Pour montrer que la logique de la compétence n'est rien d'autre qu'un modèle éducatif qui exhale, nolens volens, les effluves d'un parti pris idéologique qui va à l’encontre d’une conception de l’école comme siège de la diffusion du savoir et de la culture, et qu'il est surtout l'incarnation de la duplicité d’un discours entriste, en réalité relais-exécutant docile des injonctions de l'Union européenne, par le truchement d'une glorification d’une doxa, presque idolâtrée, dont les fondements scientifiques sont bancals, j'avais, naguère, écrit ce qui suit.
Que cache la pédagogie de la compétence ?
Il est souvent admis que la franchise est une qualité dans les relations humaines. Mais, l'on oublie parfois de se demander si ce mode de communication convient ou non quand on veut s'adresser, par exemple, à des êtres émotifs, à ceux dont on suppose la maturité mentale ou intellectuelle inaccomplie, au peuple… Les responsables de la chose publique sont parmi ceux qui ont le sens de la nuance : ils estiment en général, sans l’avouer, qu'une communication franche est plutôt une maladresse en matière de rhétorique politique.
Sans déroger à cette règle, le cénacle des décisions relatives au monde de l'éducation prétend que les nouveaux programmes scolaires, notamment ceux du primaire, procèdent d'une réforme juste, équilibrée et respectueuses des aspirations du peuple. Sauf que, ces réformateurs ont bien pris soin d’occulter l'entrisme pédagogiste au sein de cette réforme. Ils se sont bien gardés de reconnaître que les choix opérés découlent d’abord de préoccupations économiques et qu’ils sont plutôt favorables à une certaine vision de la chose scolaire, au détriment d’autres.
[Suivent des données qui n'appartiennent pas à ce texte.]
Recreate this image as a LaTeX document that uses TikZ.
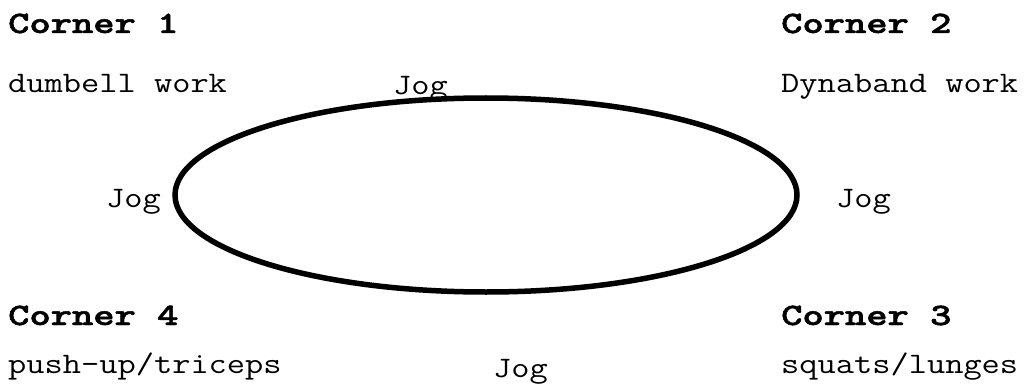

L'art de la nuance rhétorique les a conduits à soutenir que la justesse de cette réforme repose sur un équilibre entre "la connaissance", matrice théorique du courant de la transmission des savoirs, et "la compétence", un des avatars du pédagogisme.
Dans cette perspective, tout en jurant, la main sur le cœur, respecter la liberté pédagogique des enseignants, les sectateurs de cette réforme ont omis de mentionner que celle-ci a d'abord permis au pédagogisme, par un tour de passe-passe propre à tromper le crédule, de placer au sein des nouveaux programmes un cheval de Troie : la notion de "compétence". Loin d'être un talisman autorisant l'espoir d'une protection contre une dérive idéologique, la réforme réalise, par ce biais, un objectif double : assurer la pérennité du pédagogisme tout en entretenant l'illusion d'une liberté pédagogique. Considérons à présent les choses de plus près.
De la compétence comme vecteur du pédagogisme
Qu'y a-t-il de mieux, pour illustrer l'entrisme pédagogiste dans les nouveaux programmes, que de relever les déclarations de ses propres thuriféraires ? C'est ainsi que Olivier Rey (responsable de l’unité "Veille & Analyses" de l’Institut Français de l’Éducation (IFÉ) – ENS de Lyon) déclare :
« La notion de compétence est une innovation officiellement introduite à la faveur du socle commun. Pour beaucoup d’acteurs éducatifs, elle a permis de faire bouger les pratiques dans un système sclérosé. Pour d’autres, la compétence est un repoussoir qui cristallise toutes leurs craintes : notion compliquée à mettre en œuvre et à évaluer, qui dilue les disciplines. […] Il apparaît pourtant aujourd’hui que l’abandon de cette notion, quel qu’en soit le prétexte, serait le signe d’une résignation à un modèle éducatif que la plupart des analyses considèrent à la fois inefficace et inéquitable. »
Le ton péremptoire et sentencieux de telles déclarations ne laisse point de doute sur le parti pris opéré par l’officine officielle, en matière de choix du modèle éducatif. Leur auteur a au moins le mérite de reconnaître, mezza voce, qu’il s’agit bel et bien d’un parti pris. Seulement, il se garde bien de nous dire en quoi les autres modèles éducatifs seraient inefficaces et inéquitables et sur quelles statistiques objectives repose ce terme « la plupart » qu’il brandit comme argument phare justifiant ce choix stratégique. Quand bien même ce modèle éducatif aurait remporté l’adhésion d’un grand nombre, faut-il lui rappeler que l’argument du nombre est pour le moins spécieux, pour ne pas dire inepte ? Galilée n’était-il pas seul à soutenir l’idée de la rotation de la Terre autour du Soleil ? S’il est aisé de deviner le courant de pensée qui sous-tend habituellement l’approche par compétences, le laudateur de cette vision des choses a également éludé la question des références intellectuelles ; ce qui l’aurait par ailleurs contraint de mentionner, par souci d’objectivité, que d’autre modèles éducatifs ont, eux aussi, leurs propres assises doctrinales, au lieu de faire accroire qu’en dehors de la compétence, point de salut.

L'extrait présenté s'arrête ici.